Post date: Nov 03, 2014 5:4:56 PM
I finished assembling the new Lycaeides genomes. I ran the assemblies with allpaths-lg and platanus (a new assembler that is supposed to work well for samples with high heterozygosity), but allpaths-lg consistently out-performed platanus with our data so I will stick with allpaths-lg for now. There are interesting differences in genome assembly quality and possibly in genome size. This plot shows the cumulative size of the genome contained in N scaffolds (with scaffolds sorted by size). This is the same as the plot Alex sent out for the first L. melissa genome. A steep initial slope on these plots means that we have many large scaffolds and the asymptote shows the total genome size in our assembly. The genomes for the Sierra Nevada and Warner samples look really good (the Sierra Nevada sample was the one I sent an e-mail about earlier), with most of the genome contained in a modest number of scaffolds (at least relative to our original L. melissa genome, which is called 'L. melissa (old)' on the plot). On the other hand, the new L. melissa sample and the L. anna sample look more or less like the old L. melissa sample. I don't know whether these differences simply reflect differences in the quality of the data or in the underlying genome composition of these entities (i.e. more or fewer repeats, etc.), but the fact that the two hybrid lineages look similar and the two L. melissa samples look similar is suggestive of biological differences (but keep the small sample size in mind). Perhaps the most interesting thing that we see, however, is that while the amount of assembled genome for L. anna, L. melissa, Sierra Nevada, and Warner is about the same (~350 mb) and constitutes about 80% of the expected Lycaeides genome size (~ 440 mb if I recall correctly), the assembled L. idas genome comes in at 500 mb. This is bigger than we expected, particularly if we assume that we are still only assembling about 80% of the genome.

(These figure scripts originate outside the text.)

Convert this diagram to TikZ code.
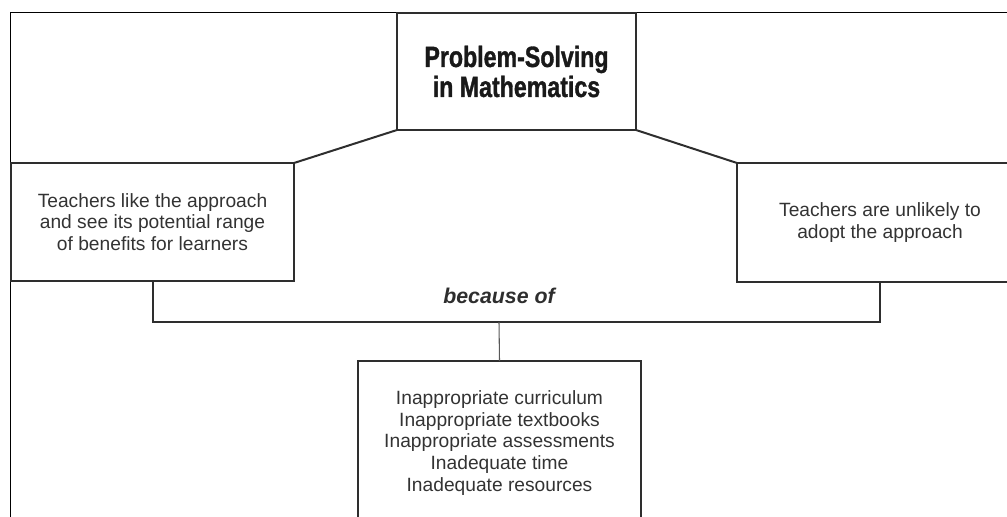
\documentclass[tikz,border=0pt]{standalone}
\usepackage{fontspec}
\setmainfont{Liberation Sans}
\newfontfamily\titlefont[FakeStretch=0.79,FakeBold=1.2]{Liberation Sans Bold}
\definecolor{inkgray}{HTML}{2E2E2E}
\definecolor{textgray}{HTML}{333333}
\tikzset{
	box/.style={draw=inkgray, line width=1.5pt, inner sep=0pt, outer sep=0pt, align=center,
		text=textgray, font=\fontsize{14.4pt}{16.2pt}\selectfont},
	link/.style={draw=inkgray, line width=1.5pt},
}
\begin{document}
\begin{tikzpicture}[x=0.75pt, y=-0.75pt, line join=miter]
		\useasboundingbox (0,0) rectangle (1007,517);
		% outer frame, only top and left edges show
		\draw[black, line width=1.2pt] (10.5,530) |- (1020,12.5);
		\node[box, minimum width=239*0.75pt, minimum height=117*0.75pt, text=black!90,
			font=\titlefont\fontsize{22pt}{22.5pt}\selectfont] (title) at (516.5,71.5)
			{Problem-Solving\\in Mathematics};
		\node[box, minimum width=283*0.75pt, minimum height=118*0.75pt] (likes) at (152.5,222)
			{Teachers like the approach\\and see its potential range\\of benefits for learners};
		\node[box, minimum width=286*0.75pt, minimum height=119*0.75pt] (unlikely) at (880,222.5)
			{Teachers are unlikely to\\adopt the approach};
		\node[box, minimum width=283*0.75pt, minimum height=164*0.75pt] (causes) at (499.5,443)
			{Inappropriate curriculum\\Inappropriate textbooks\\Inappropriate assessments\\Inadequate time\\Inadequate resources};
		\node[text=inkgray, font=\fontsize{16pt}{19pt}\selectfont\bfseries\itshape] (because) at (499,296) {because of};
		\coordinate (junction) at (499,322);
		% connectors
		\draw[link] (likes.north east) -- (title.south west);
		\draw[link] (title.south east) -- (unlikely.north west);
		\draw[link] (likes.south) |- (junction) -| (unlikely.south);
		\draw[inkgray!80, line width=0.8pt] (junction) -- (causes.north);
\end{tikzpicture}
\end{document}
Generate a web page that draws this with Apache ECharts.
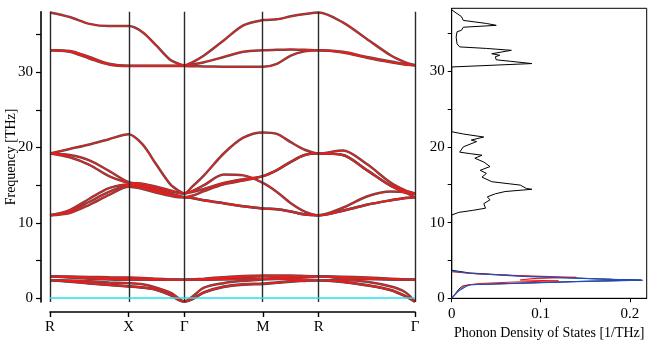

I have begun investigating different approaches to compare these genome assemblies both in terms of content (do they have the same stuff) and synteny (are the same things in the same places). I have played around with two programs for this: MUMmer 3 and SatsumaSynteny. MUMmer was pretty quick, but the initial results were noisy (perhaps because I didn't restrict this to true mums), and SatsumaSynteny is slower and I can't seem to generate meaningful visualizations.
I am trying MUMmer 3.0 again with potentially more meaningful options (paper, documentation). There are 3 steps to the alignment. First, perfect matches are identified between short sequences (-l 15, 15 bp). Only unique matches are used (-mum), but this doesn't have to be the case. These are then grouped into clusters if they are with -g 1000 base pairs of each other. Only clusters -c 100 bp or more in length are retained. I am running MUMmer with L. warner and L. sierra first:
#!/bin/sh
#PBS -N genome
#PBS -l nodes=1:ppn=1
#PBS -l walltime=96:00:00
#PBS -l mem=96g
#PBS -q batch
. /rc/tools/utils/dkinit
cd /home/A01963476/data/lycaeides/whole_genomes/
/home/A01963476/Source/MUMmer3.23/nucmer --mum -c 100 -l 15 -g 1000 --prefix=mumLsierra_Lwarner Lsierra/DATA/RUN/ASSEMBLIES/assem15sept14/final.assembly.fasta Lwarner/DATA/RUN/ASSEMBLIES/assem12oct14/final.assembly.fasta
Next I will need to process the output with show-coords, show-aligns, and mummerplot as described for section '4.2 Aligning two draft sequences' here.